Screw opening acts.
That's how most people feel, anyway. You didn't come to see five guys who just finished practicing in Mom's basement, you came to see Journey! Or Jimmy Buffett! Or whoever's name is on the ticket stub. After all, there are only three kinds of opening acts: the inexplicable, that is, some act that sounds nothing like the group it's opening for. Witness Justin Timberlake opening for the Stones in Toronto last year. These bands usually play against a backdrop of boos and people chanting Jimmy Buffet's (or whoever's) name. This type of opening act can usually be explained by a shared record label or publicist.
Another type of opener is the weak sister: a band that sounds just like the headliner, only worse. After all, if they were better, they'd be headlining, right? This type of opener is usually tolerated, with much watch-checking. This is how I felt when I caught Marilyn Manson opening for Nine Inch Nails back in '94 (not to date myself). Even with a big, black strap-on, Brian Warner was no match for Trent Reznor.
The third type is the great/late opening band. This is the band that comes out of nowhere and blows the headliners out of the water. It's called a great/late band because it only happens when you decide to show up late and miss the opener because opening bands suck. You'll lie about this later on, when you tell people you saw Public Enemy open for the Beastie Boys way back in '86.

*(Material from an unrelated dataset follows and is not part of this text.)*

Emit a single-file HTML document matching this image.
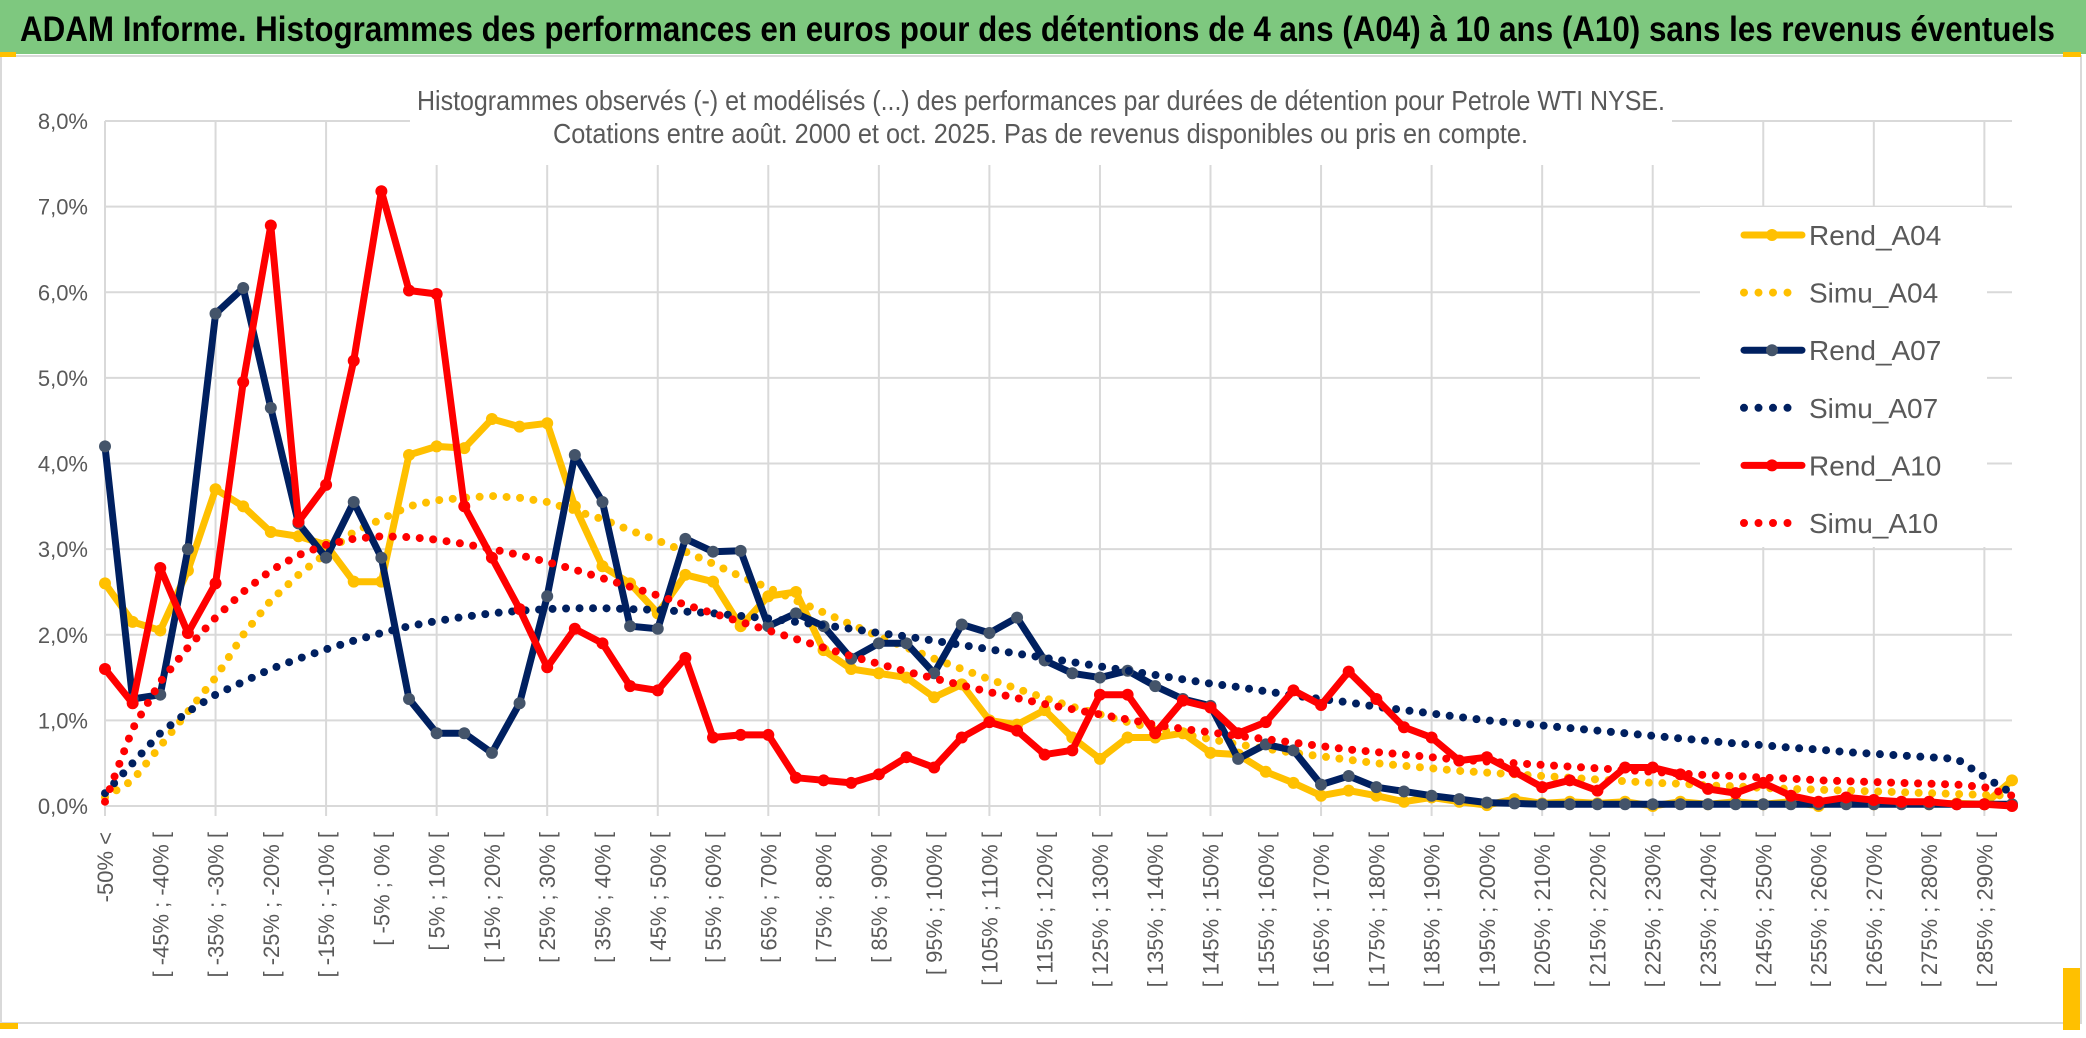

This, of course, is all conventional wisdom, and conventional wisdom is made to be proven wrong, which is certainly the case with Chingy opening for Ludacris Thursday night at the Pageant. They may share a record label, but the pairing makes perfect sense. You're sure not going to show up late and miss Chingy. And you can't call the Ching-a-ling a weak sister, at least not here in the Lou. Well, you could, but I don't have your back. I like my teeth.
If not the best MC working in hip-hop today, Luda is definitely the most fun, with deceptively simple lyrics masking a witty sophistication. Sure, you could figure out that "reckless" and "necklace" rhyme, but would it lead you to write the lines: "My diamonds is reckless/Feels like a midget is hanging from my necklace"?
Luda is the current king of guest appearances, appearing on more remixes and singles than just about any other artist working (though Lil Jon gets around quite a bit). One of those songs Luda lends his wit to, as if you didn't know, was Chingy's smash hit "Holidae Inn." So you can expect to hear that Thursday night, and even though it'll suffer slightly from the absence of Snoop, it'll be a party and a half. Not to mention the mini-parties brought by the extra-special opening openers David Banner and Knocturnal (classify those two as you will).
Clamor Magazine isn't local -- it's based out of Toledo. And they don't sound like party monsters, at least based on their mission statement, which in part reads, "Clamor exists to fill the voids left by mainstream media. We recognize and celebrate the fact that each of us can and should participate in media, politics and culture." Whoo-hoo! Nothing spells "party" like a magazine with a "Sex and Gender" editor.
But Clamor is hosting one (make that two) monsters of a local show Saturday night. They're hosting local parties all over the country, all on the same night, to support local art scenes (and, of course, the magazine itself). In St. Louis, Clamor is holding one show that Saturday at Lemmons, with local legends like the Hellfire Club, Bad Folk, the Whole Sick Crew and the Highway Matrons; and another show for the all-ages crowd at the Lemp Neighborhood Arts Center, featuring local boys Sine Nomine among other acts.
How did a bunch of Ohioans figure out such choice acts? Credit Lemmons' Maggie St. Germain and KDHX DJ Tim Rakel, who helped organize the two shows (and arrange a portion of the proceeds to go to the station). No matter what age your ID says, you've got a chance to check out some quality local acts, so don't miss out.